Der 1986 aus der Taufe gehobene „Kissinger Sommer“ mutiert längst zu einem beliebten Fest programmatischer Vielfalt. Locker reihen sich die Veranstaltungen aneinander: Musik aus unterschiedlichen Leiträumen, vorwiegend zentraleuropäische Klassik und Romantik geben den Ton an. Mehr oder weniger reden die um Ewigkeitswerke rotierenden Programmkonzeptionen dem Publikum ganz schön nach dem Mund. „Best of classic“ Hits sind die dynamischen Kräfte, die das beliebte Kissinger Festival seit dreißig Jahren zum Publikumsrenner machen. Recht buntscheckig nimmer sich aus, was die unermüdlich koordinierende Intendantin Kari Kahl Wolfsjäger zu griffigen Paketen schnürt. Von Klassik-Galas im historischen Regentenbau über Virtuosen-Auftritte, Liednachmittage, kammermusikalische Recitals bis hin zu Opernrecitals – ein buntscheckiger Reigen prägt ein Festival, das den Glamour nicht verachtet. Jetzt hängt die künstlerische Leiterin, die aus Norwegen stammende Kulturmanagerin Kari Kahl-Wolfsjäger, ihren Job an den Nagel. Sie drückte dem Festival von allem Anfang an ihren speziellen dramaturgischen Stempel auf. Ein wenig amtsmüde ist sie geworden, obwohl sie kein Hehl aus ihren Plänen macht, in München mit Freunden was ganz spezifisch auf junge Künstler zugeschnittenes Konzept aufzuziehen. „Es ist schon ein Balance-Akt, dieses Programme-Schmieden. Allzu experimentierfreudig darf man nicht herumhantieren. Das könnte leicht unliebsamen Überraschungen führen. Selbst über das Prachtstück, Jean Sibelius Violinkonzert (gespielt von Viktoria Mulova) rümpfte man die Nase, ganz zu schweigen von Dmitri Schostakowitsch’s fünfter Sinfonie, die so mancher durch Johannes Brahms oder Beethoven ersetzt wünschte“. Wie auch immer: einen Riecher, auch die Moderne auf den Programmzettel zu schmuggeln, dafür riskierte die mit allen dramaturgischen Wässern gewaschene Norwegerin auch aufregende Konzert-Formate wie viel gelobte, immer wieder diskutierte Spezialität, die „Liederwerkstatt“, für die in der Regel eine eingefleischte Komponisten-Garde für innovative Taten Spalier steht. Namen wie Aribert Reimann, Wolfgang Rihm, Manfred Trojahn, Steffen Schleiermacher hoben mit entdeckungsfreudigen Vokalisten und Begleitern eigens für die „Liederwerkstatt“ geschriebene Piècen aus der Taufe.

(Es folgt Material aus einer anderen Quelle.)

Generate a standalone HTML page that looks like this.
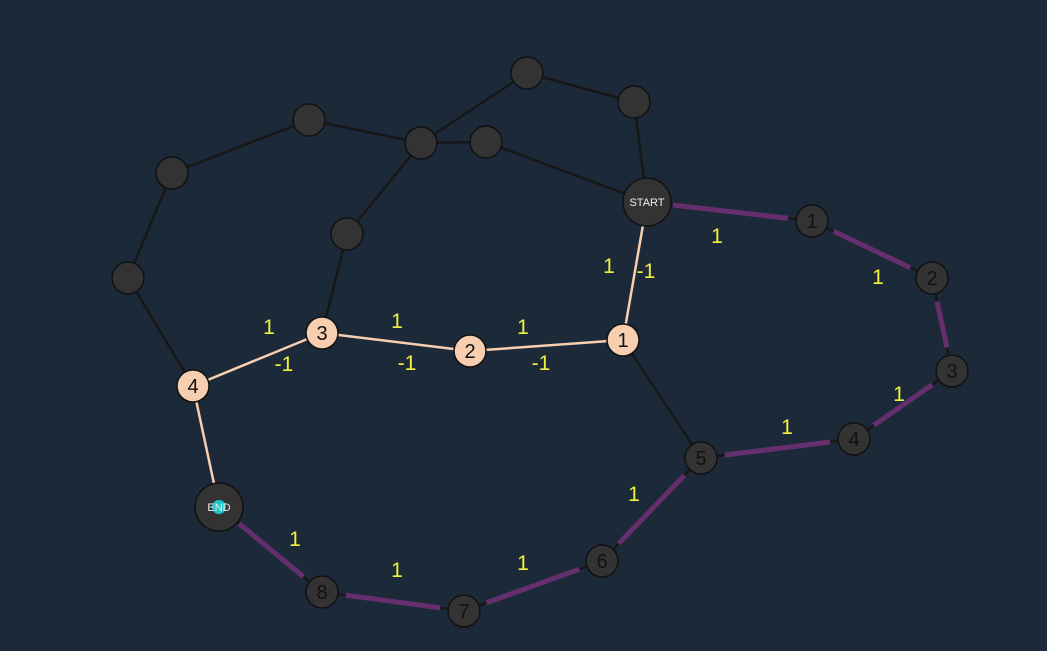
<!DOCTYPE html>
<html><head><meta charset="utf-8"><style>
html,body{margin:0;padding:0;background:#1c2938;}
svg{display:block;}
text{font-family:"Liberation Sans",sans-serif;}
</style></head><body>
<svg id="g" width="1047" height="651" viewBox="0 0 1047 651">
<rect width="1047" height="651" fill="#1c2938"/>
</svg>
<script>
const nodeIds=["START","END","p1","p2","p3","p4","p5","p6","p7","p8","o1","o2","o3","o4","a","b","c","d","e","f","g","h"];
const nodeX=[647,219,812,932,952,854,701,602,464,322,623,470,322,193,527,634,486,421,309,172,128,347];
const nodeY=[202,507,221,278,371,439,458,561,611,592,340,351,333,386,73,102,142,143,120,173,278,234];
const nodeLabels=["START","END","1","2","3","4","5","6","7","8","1","2","3","4","","","","","","","",""];
const blackEdges=[["START","b"],["b","a"],["a","d"],["d","c"],["e","d"],["c","START"],["d","h"],["h","o3"],["e","f"],["f","g"],["g","o4"],["o1","p5"],["START","p1"],["p1","p2"],["p2","p3"],["p3","p4"],["p4","p5"],["p5","p6"],["p6","p7"],["p7","p8"],["p8","END"]];
const peachEdges=[["START","o1"],["o1","o2"],["o2","o3"],["o3","o4"],["o4","END"]];
const purpleEdges=[["START","p1"],["p1","p2"],["p2","p3"],["p3","p4"],["p4","p5"],["p5","p6"],["p6","p7"],["p7","p8"],["p8","END"]];
const edgeLabelText=["1","-1","1","-1","1","-1","1","-1","1","1","1","1","1","1","1","1"];
const edgeLabelX=[609,646,523,541,397,407,269,284,717,878,899,787,634,523,397,295];
const edgeLabelY=[265,270,326,362,320,362,326,363,235,276,393,426,493,562,569,538];
const NS="http://www.w3.org/2000/svg";
const svg=document.getElementById('g');
function P(id){const i=nodeIds.indexOf(id);return [nodeX[i],nodeY[i]];}
function mk(t,a){const e=document.createElementNS(NS,t);for(const k in a)e.setAttribute(k,a[k]);svg.appendChild(e);return e;}
blackEdges.forEach(([s,t])=>{const [x1,y1]=P(s),[x2,y2]=P(t);
 const l=mk('line',{x1,y1,x2,y2,stroke:'#171717','stroke-width':2.5});
 
 });
peachEdges.forEach(([s,t])=>{const [x1,y1]=P(s),[x2,y2]=P(t);
 const l=mk('line',{x1,y1,x2,y2,stroke:'#f7cfb0','stroke-width':2.5});
 
 });
purpleEdges.forEach(([s,t])=>{const [x1,y1]=P(s),[x2,y2]=P(t);
 const si=nodeIds.indexOf(s),ti=nodeIds.indexOf(t);
 const rs=(s==='START'||s==='END')?26:24,rt=(t==='START'||t==='END')?26:24;
 const dx=x2-x1,dy=y2-y1,L=Math.hypot(dx,dy);
 const l=mk('line',{x1:x1+dx*rs/L,y1:y1+dy*rs/L,x2:x2-dx*rt/L,y2:y2-dy*rt/L,stroke:'#642f6c','stroke-width':5});
 
 });
edgeLabelText.forEach((t,i)=>{const e=mk('text',{x:edgeLabelX[i],y:edgeLabelY[i]+8,'text-anchor':'middle','font-size':21,fill:'#f2f23c'});
 e.textContent=t;
 
 });
nodeIds.forEach((id,i)=>{const big=(id==='START'||id==='END');
 const peach=id[0]==='o';
 const c=mk('circle',{cx:nodeX[i],cy:nodeY[i],r:big?24:16,fill:peach?'#f7cfb0':'#333333',stroke:'#111','stroke-width':1.5});
 
 
 if(id==='END'){const d=mk('circle',{cx:nodeX[i],cy:nodeY[i],r:7,fill:'#1fc3c9'});
  
  }
 if(nodeLabels[i]){const t=mk('text',{x:nodeX[i],y:nodeY[i]+(big?4:7),'text-anchor':'middle','font-size':big?11:20,fill:big?'#eeeeee':'#111'});
  t.textContent=nodeLabels[i];
  
  }
});
</script>
</body></html>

In der Finalrunde, der letzten Veranstaltungswoche, präsentiert der neue Shooting Star der internationalen Pianistengarde, Daniil Trifonov, seine Visitenkarte. Dreifaches Hornsignal, wuchtige Akkordschläge der Bamberger Symphoniker, und der Hochgelobte meiselt gewaltige Akkordschichtungen in den Saal. Den rasanten Beginn verfolgt man mit bannender Aufmerksamkeit. Mit diabolischen Zauberformeln wartet der Russe wohl nicht auf. Es regiert weder Aufdringliches noch frappieren rattenfängerische Extratouren. Umso mehr faszinieren die nach innen gewandten Züge, die fein abgestuften Piani und die subtile Anschlagsnuancen. Und würde ihm die kleinen keinesfalls uncharmanten agogischen Freizügigkeiten nicht zugestehen? Wie rasant geht es durch die Oktavläufe der Einleitung zur Kadenz. Leichtgewichtig geling ihm die schemenhafte Abtönung der Prestissimo-Episoden im Mittelteil des langsamen Satzes, der gar nicht sentimental gesüßt klingt. Die turbulenten Ausbrüche wie das con fuoco des schnell voran getriebenen Finales stehen unter dem Diktat eines straffen Rhythmus. Was Trifonov hier an Energie und Technik vorführt, kann wahrlich hören lassen. Dem Reiz des Virtuosen applaudierten die Zuhörer begeistert.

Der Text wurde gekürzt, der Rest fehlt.